▸ Exercise brief:
Below is a listing. Return the lines from the one that contains "Rebuild this chart" to the one that contains "import * as", both ends included, verbatim and with no pictures.

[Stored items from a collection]
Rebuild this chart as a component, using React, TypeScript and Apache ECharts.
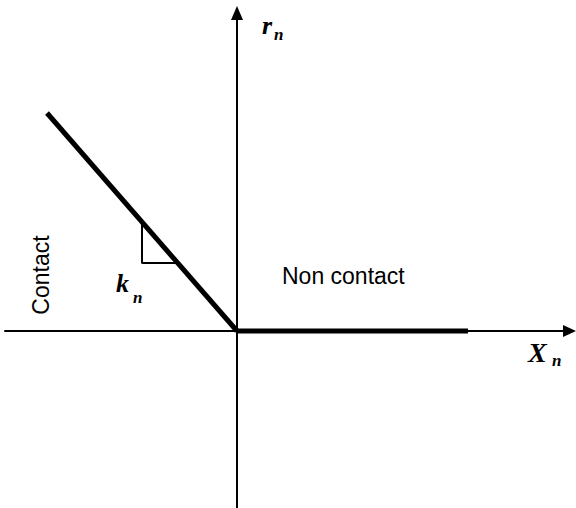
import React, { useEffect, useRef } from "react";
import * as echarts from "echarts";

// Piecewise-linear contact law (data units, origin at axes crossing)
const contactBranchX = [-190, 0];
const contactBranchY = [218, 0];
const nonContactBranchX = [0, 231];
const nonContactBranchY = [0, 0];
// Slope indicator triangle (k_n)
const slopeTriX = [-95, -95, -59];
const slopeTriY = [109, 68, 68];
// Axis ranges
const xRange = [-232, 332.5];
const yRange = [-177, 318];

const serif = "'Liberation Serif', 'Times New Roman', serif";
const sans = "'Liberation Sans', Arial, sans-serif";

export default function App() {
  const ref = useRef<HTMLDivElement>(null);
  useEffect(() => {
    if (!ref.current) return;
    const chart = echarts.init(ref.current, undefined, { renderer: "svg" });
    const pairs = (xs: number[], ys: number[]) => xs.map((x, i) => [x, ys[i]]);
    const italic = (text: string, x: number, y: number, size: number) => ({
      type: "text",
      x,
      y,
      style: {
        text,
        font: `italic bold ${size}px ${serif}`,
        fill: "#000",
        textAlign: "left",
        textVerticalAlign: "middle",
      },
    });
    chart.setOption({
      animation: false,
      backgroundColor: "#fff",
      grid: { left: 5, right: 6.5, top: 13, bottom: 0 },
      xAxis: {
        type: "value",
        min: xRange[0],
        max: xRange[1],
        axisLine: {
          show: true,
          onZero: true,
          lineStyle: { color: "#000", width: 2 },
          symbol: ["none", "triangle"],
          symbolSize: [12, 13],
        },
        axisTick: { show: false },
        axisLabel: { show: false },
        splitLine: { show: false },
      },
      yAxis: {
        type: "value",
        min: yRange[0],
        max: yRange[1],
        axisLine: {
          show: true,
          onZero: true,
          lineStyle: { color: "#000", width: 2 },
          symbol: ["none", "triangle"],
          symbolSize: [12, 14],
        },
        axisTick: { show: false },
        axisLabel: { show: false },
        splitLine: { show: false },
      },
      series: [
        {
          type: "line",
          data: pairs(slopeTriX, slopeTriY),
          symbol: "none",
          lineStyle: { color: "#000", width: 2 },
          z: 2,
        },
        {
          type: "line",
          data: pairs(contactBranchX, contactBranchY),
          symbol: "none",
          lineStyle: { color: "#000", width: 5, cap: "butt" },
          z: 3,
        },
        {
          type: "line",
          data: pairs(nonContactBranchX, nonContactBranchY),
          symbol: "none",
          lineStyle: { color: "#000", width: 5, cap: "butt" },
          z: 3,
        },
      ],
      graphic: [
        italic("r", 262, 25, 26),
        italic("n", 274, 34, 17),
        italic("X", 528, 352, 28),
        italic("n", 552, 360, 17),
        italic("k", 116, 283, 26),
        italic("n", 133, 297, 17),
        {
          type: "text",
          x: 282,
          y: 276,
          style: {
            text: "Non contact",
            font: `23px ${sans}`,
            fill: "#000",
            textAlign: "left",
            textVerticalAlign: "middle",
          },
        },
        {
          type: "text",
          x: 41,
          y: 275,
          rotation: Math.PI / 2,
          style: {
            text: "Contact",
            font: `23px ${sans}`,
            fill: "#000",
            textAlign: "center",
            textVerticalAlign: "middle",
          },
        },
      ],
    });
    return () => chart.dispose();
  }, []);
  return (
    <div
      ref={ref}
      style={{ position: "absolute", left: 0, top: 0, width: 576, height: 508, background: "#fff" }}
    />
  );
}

---

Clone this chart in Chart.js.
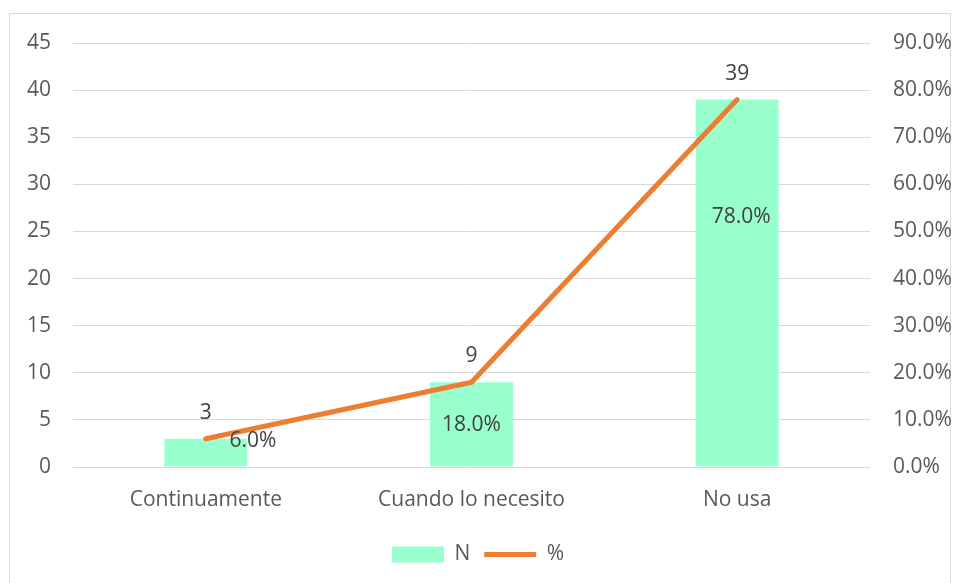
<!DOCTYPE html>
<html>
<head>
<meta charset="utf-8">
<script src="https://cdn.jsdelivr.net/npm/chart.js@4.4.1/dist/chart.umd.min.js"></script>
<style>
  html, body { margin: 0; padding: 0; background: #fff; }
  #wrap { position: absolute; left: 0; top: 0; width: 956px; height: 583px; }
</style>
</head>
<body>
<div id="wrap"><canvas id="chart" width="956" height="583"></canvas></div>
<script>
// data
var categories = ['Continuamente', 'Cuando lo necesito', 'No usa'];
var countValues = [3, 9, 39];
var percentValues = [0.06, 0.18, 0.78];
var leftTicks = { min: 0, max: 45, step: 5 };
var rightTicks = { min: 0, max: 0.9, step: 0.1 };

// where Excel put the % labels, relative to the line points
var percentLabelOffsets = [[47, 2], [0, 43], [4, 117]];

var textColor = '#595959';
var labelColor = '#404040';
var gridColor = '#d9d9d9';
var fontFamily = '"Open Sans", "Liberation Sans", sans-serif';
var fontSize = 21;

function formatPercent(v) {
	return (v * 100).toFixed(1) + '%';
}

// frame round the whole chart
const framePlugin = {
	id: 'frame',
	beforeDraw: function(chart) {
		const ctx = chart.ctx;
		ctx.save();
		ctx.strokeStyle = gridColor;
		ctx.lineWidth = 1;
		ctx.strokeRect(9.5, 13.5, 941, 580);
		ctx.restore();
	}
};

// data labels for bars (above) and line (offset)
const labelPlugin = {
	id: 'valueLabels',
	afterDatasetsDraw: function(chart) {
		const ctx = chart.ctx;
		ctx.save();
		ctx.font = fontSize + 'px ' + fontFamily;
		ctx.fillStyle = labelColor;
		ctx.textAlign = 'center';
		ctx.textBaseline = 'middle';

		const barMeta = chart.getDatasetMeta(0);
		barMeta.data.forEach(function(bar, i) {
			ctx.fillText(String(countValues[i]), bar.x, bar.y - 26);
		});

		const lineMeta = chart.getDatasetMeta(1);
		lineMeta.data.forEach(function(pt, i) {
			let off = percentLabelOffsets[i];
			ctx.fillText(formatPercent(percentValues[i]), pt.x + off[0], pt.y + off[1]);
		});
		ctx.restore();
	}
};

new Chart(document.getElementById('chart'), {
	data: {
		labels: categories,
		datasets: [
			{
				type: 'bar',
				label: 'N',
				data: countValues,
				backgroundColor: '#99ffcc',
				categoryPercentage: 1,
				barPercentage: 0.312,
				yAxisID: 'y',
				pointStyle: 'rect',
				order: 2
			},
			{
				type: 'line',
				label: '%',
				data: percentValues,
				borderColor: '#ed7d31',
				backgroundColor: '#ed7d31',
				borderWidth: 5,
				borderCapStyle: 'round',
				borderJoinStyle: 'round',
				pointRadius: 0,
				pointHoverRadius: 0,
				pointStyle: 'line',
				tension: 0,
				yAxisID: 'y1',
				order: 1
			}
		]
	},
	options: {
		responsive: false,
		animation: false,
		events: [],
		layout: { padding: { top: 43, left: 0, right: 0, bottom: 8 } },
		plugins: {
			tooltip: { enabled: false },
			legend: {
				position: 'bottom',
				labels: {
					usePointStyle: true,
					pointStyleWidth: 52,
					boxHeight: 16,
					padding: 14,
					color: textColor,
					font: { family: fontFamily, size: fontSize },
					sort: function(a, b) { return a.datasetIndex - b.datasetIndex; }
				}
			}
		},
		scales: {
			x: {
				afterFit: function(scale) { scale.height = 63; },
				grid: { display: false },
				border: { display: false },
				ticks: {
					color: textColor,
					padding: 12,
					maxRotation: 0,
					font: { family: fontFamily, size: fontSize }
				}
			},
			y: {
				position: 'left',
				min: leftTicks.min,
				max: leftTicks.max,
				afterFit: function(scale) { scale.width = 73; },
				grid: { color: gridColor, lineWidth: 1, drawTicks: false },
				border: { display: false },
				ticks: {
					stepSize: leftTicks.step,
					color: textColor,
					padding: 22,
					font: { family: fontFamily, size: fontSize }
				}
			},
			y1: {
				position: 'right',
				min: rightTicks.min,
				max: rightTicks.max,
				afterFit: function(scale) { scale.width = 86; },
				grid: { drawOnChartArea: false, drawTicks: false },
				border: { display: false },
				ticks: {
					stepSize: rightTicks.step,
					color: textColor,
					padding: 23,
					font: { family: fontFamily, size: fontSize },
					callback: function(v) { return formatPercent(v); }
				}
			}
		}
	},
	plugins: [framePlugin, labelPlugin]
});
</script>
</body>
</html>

▸ Solution for this task:
Rebuild this chart as a component, using React, TypeScript and Apache ECharts.
import React, { useEffect, useRef } from "react";
import * as echarts from "echarts";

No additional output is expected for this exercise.